• Wikipedia says that with 424 members, the New Hampshire General Court is “the largest state legislature in the United States and the fourth-largest English-speaking legislative body in the world.” I think it’s too big — and the evidence continues to pile up that it’s just way too large to maintain a quorum of the competent.
• A delirious fever-dream of a frightening alternate reality. Otherwise known as the past 16 months of National Rifle Association magazine covers.
The remarkable thing is the perpetual warning of imminent catastrophe: “If X happens, then all is lost,” the headlines warn. Then X happens, after which the next month’s issue says, “If Y happens, then all is lost.”
These stories can only appeal to people who are: A) very, very easily frightened; and B) unable to recall last month.

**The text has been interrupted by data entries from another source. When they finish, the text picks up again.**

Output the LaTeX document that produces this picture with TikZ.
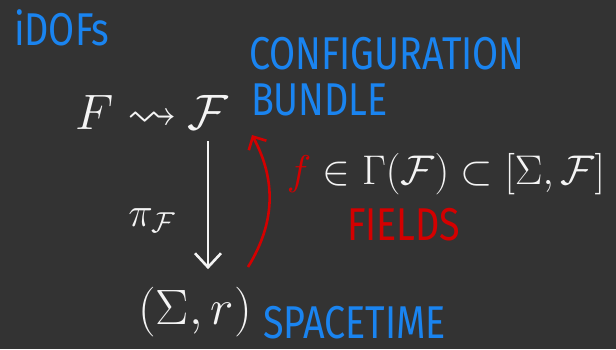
\documentclass[tikz,border=0pt]{standalone}
\usepackage{amsmath}
\usepackage{amssymb}
\usepackage{fontspec}
\usetikzlibrary{positioning, arrows.meta, calc}
\newfontfamily\notehand[FakeStretch=0.82]{Fira Sans}
\definecolor{Note_Board}{HTML}{333333}
\definecolor{Note_Blue}{HTML}{1A84F0}
\definecolor{Note_Red}{HTML}{D40000}
\definecolor{Note_Chalk}{HTML}{F4F4F4}

\begin{document}
\begin{tikzpicture}[
  x=0.5pt, y=-0.5pt,
  every node/.style={inner sep=0pt, outer sep=0pt, text=Note_Chalk},
  mnode/.style={font=\fontsize{20.74}{24}\selectfont},
  bignode/.style={font=\fontsize{24.88}{28}\selectfont},
  bnote/.style={font=\notehand\fontsize{23}{25}\selectfont, text=Note_Blue, anchor=west},
  rnote/.style={bnote, text=Note_Red},
  proj/.style={-{Straight Barb[length=7pt, width=13pt]}, line width=1.3pt, Note_Chalk},
  sect/.style={-{Straight Barb[length=5pt, width=10pt]}, line width=1.3pt, Note_Red}
]
  % board
  \fill[Note_Board] (0,0) rectangle (616,349);

  % Top: bundle
  \node[bnote] (idofs) at (14,28) {iDOFs};
  \node[bignode] (total) at (208,112) {$\mathcal{F}$};
  \node[bignode, left=5pt of total] (fibre) {$F \rightsquigarrow$};
  \node[bnote] (conf) at (249,54) {CONFIGURATION};
  \node[bnote] (bund) at (251,100) {BUNDLE};

  % Bottom: base
  \node[bignode] (base) at (195,312) {$(\Sigma, r)$};
  \node[bnote] (spt) at (263,323) {SPACETIME};

  % Right: sections
  \node[mnode] (fields) at (446,174) {$\textcolor{Note_Red}{f} \in \Gamma(\mathcal{F}) \subset [\Sigma, \mathcal{F}]$};
  \node[rnote] (flab) at (347,225) {FIELDS};

  % Projection
  \draw[proj] ([yshift=-6pt]total.south) -- ([yshift=9pt]total.south |- base.north)
    node[pos=0.62, left=16pt, mnode] (projlab) {$\pi_{\mathcal{F}}$};
  % Section
  \coordinate (sec-from) at (248,267);
  \coordinate (sec-to) at (252,135);
  \draw[sect] (sec-from) to[bend right=30] (sec-to);
\end{tikzpicture}
\end{document}
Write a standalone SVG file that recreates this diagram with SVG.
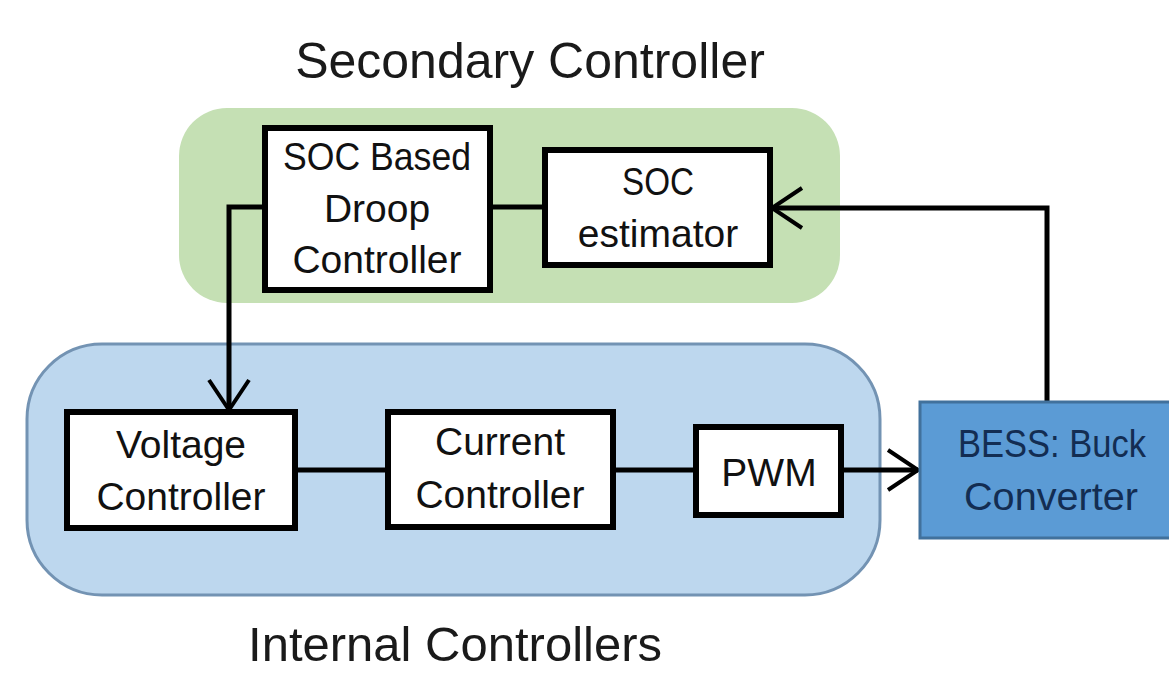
<svg xmlns="http://www.w3.org/2000/svg" width="1169" height="673" viewBox="0 0 1169 673">
  <defs>
    <style>
      .title { font-family: "Liberation Sans", Arial, sans-serif; font-size: 50px; fill: #1a1a1a; text-anchor: middle; }
      .lbl { font-family: "Liberation Sans", Arial, sans-serif; font-size: 39px; fill: #111; text-anchor: middle; }
      .lbl-dark { font-family: "Liberation Sans", Arial, sans-serif; font-size: 39px; fill: #132d52; text-anchor: middle; }
      .box { fill: #ffffff; stroke: #000; stroke-width: 6; }
      .wire { fill: none; stroke: #000; stroke-width: 5; }
    </style>
    <marker id="chev" markerUnits="userSpaceOnUse" markerWidth="50" markerHeight="50" viewBox="-40 -25 50 50" refX="0" refY="0" orient="auto" overflow="visible">
      <path d="M-30,-20 L0,0 L-30,20" fill="none" stroke="#000" stroke-width="4"/>
    </marker>
  </defs>
  <rect width="1169" height="673" fill="#ffffff"/>

  <g id="secondary-region">
    <rect x="179" y="108" width="661" height="195" rx="48" ry="48" fill="#c5e0b4"/>
    <text class="title" x="530" y="78">Secondary Controller</text>
  </g>

  <g id="internal-region">
    <rect x="27" y="344" width="853" height="251" rx="75" ry="75" fill="#bdd7ee" stroke="#7393b3" stroke-width="3"/>
    <text class="title" x="455" y="661" style="font-size:49px">Internal Controllers</text>
  </g>

  <g id="connectors">
    <path class="wire" d="M265,207 H229 V410" marker-end="url(#chev)"/>
    <path class="wire" d="M490,207 H545"/>
    <path class="wire" d="M1047,402 V208 H772" marker-end="url(#chev)"/>
    <path class="wire" d="M295,470 H388"/>
    <path class="wire" d="M613,470 H696"/>
    <path class="wire" d="M841,470 H918" marker-end="url(#chev)"/>
  </g>

  <g id="soc-droop">
    <rect class="box" x="265" y="128" width="225" height="162"/>
    <text class="lbl" x="377" y="170" textLength="188" lengthAdjust="spacingAndGlyphs">SOC Based</text>
    <text class="lbl" x="377" y="222">Droop</text>
    <text class="lbl" x="377" y="273">Controller</text>
  </g>

  <g id="soc-estimator">
    <rect class="box" x="545" y="150" width="225" height="115"/>
    <text class="lbl" x="658" y="195" textLength="72" lengthAdjust="spacingAndGlyphs">SOC</text>
    <text class="lbl" x="658" y="247">estimator</text>
  </g>

  <g id="voltage-controller">
    <rect class="box" x="67" y="412" width="228" height="116"/>
    <text class="lbl" x="181" y="458">Voltage</text>
    <text class="lbl" x="181" y="510">Controller</text>
  </g>

  <g id="current-controller">
    <rect class="box" x="388" y="412" width="225" height="115"/>
    <text class="lbl" x="500" y="455">Current</text>
    <text class="lbl" x="500" y="508">Controller</text>
  </g>

  <g id="pwm">
    <rect class="box" x="696" y="427" width="145" height="88"/>
    <text class="lbl" x="769" y="486">PWM</text>
  </g>

  <g id="bess">
    <rect x="920" y="402" width="255" height="136" fill="#5b9bd5" stroke="#41719c" stroke-width="3"/>
    <text class="lbl-dark" x="1052" y="457" textLength="188" lengthAdjust="spacingAndGlyphs">BESS: Buck</text>
    <text class="lbl-dark" x="1051" y="510" textLength="174" lengthAdjust="spacingAndGlyphs">Converter</text>
  </g>
</svg>
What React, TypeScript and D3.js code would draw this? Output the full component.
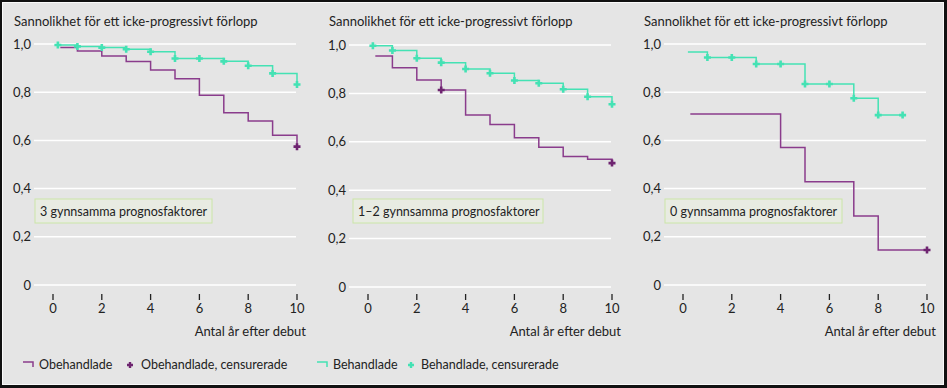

• Poor people must prove that they are innocent of the vices of the powerful:
Georgia state House Rep. Chuck Sims (R-Amrbose) was arrested last week and charged with Driving Under the Influence, his second such arrest in the last three years.
… Sims was arrested for DUI in 2010 by Atlanta police. He is among the state lawmakers who voted in favor of House Bill 861, which mandated drug testing for all Georgians seeking public assistance funding.
• Rush Limbaugh does not like the Christian principle of subsidiarity: “This is Marx, Mengele, communist manifesto, the nuclear family has always been under attack by communists, leftists.”
• Seriously, if the New Hampshire General Court were smaller, maybe it wouldn’t include quite so many embarrassing legislators.
• Christianity Today: “Margaret Thatcher Obits Overlook Her ‘Devout Christian Faith’”
Maybe that’s because her politics and her contemptuous disdain for the poor and the working class also overlooked her devout “Christian faith.”
Or were Isaiah, Jesus, James and John all just kidding?
• For 10 years I worked at a daily newspaper using the AP Stylebook, and for most of that time I had a long-running argument with my boss’s boss about the use of the term “illegal immigrant.”
Now, almost two years after I got laid off, the Associated Press has announced that it will no longer use the term. I’d call the newsroom to gloat, but my boss’s boss got laid off too and I don’t think either of the people left in that newsroom has the time to answer a phone.
• Opt out. Always opt out: “Last year consumers paid a whopping $32 billion in overdraft fees, a $400 million jump from 2011.”
Never give your bank permission to reach into your account and take your money. If you do, they will help themselves every chance they get. They took $32 billion from their depositors last year, and then had the chutzpah to call it a “service” and a form of “protection.”
Explain to me how a decent person can steal $32 billion a year and then maybe I’ll be persuaded that they might be decent people.
• I really, really, really hate the phrase “living in sin.”
It’s evangelical-speak for POSSLQ and few phrases reveal more about the stunted, unbiblical, sex-obsessed understanding of “sin” in American Christianity. Jamie Dimon is never described as “living in sin.” Wayne LaPierre is never described as “living in sin.” Unless and until that phrase comes to be employed to refer to people like that, it will always ring hollow — a meaningless phrase that signifies only the meaninglessness and hypocrisy of the subculture that produced it.
• Al Mohler laments “The Marginalization of Moral Argument in the Same-Sex Marriage Debate,” because Al Mohler does not listen.
If he listened, he would understand that a demand for equality is a moral demand. If he listened, he would understand that moral argument hasn’t been marginalized, it has been marshaled against him. There is a moral argument being made, forcefully and repeatedly, and it is an argument that demonstrates the immorality of Al Mohler and other defenders of inequality.
• “The race is not to the swift, nor the battle to the strong, neither yet bread to the wise, nor yet riches to men of understanding, nor yet favour to men of skill; but time and chance happeneth to them all.”
• I’m really quite serious about the New Hampshire General Court. It ought to be somewhere around half its current size. That would save the state money, and it might help to weed out some of the most delusional whackjobs.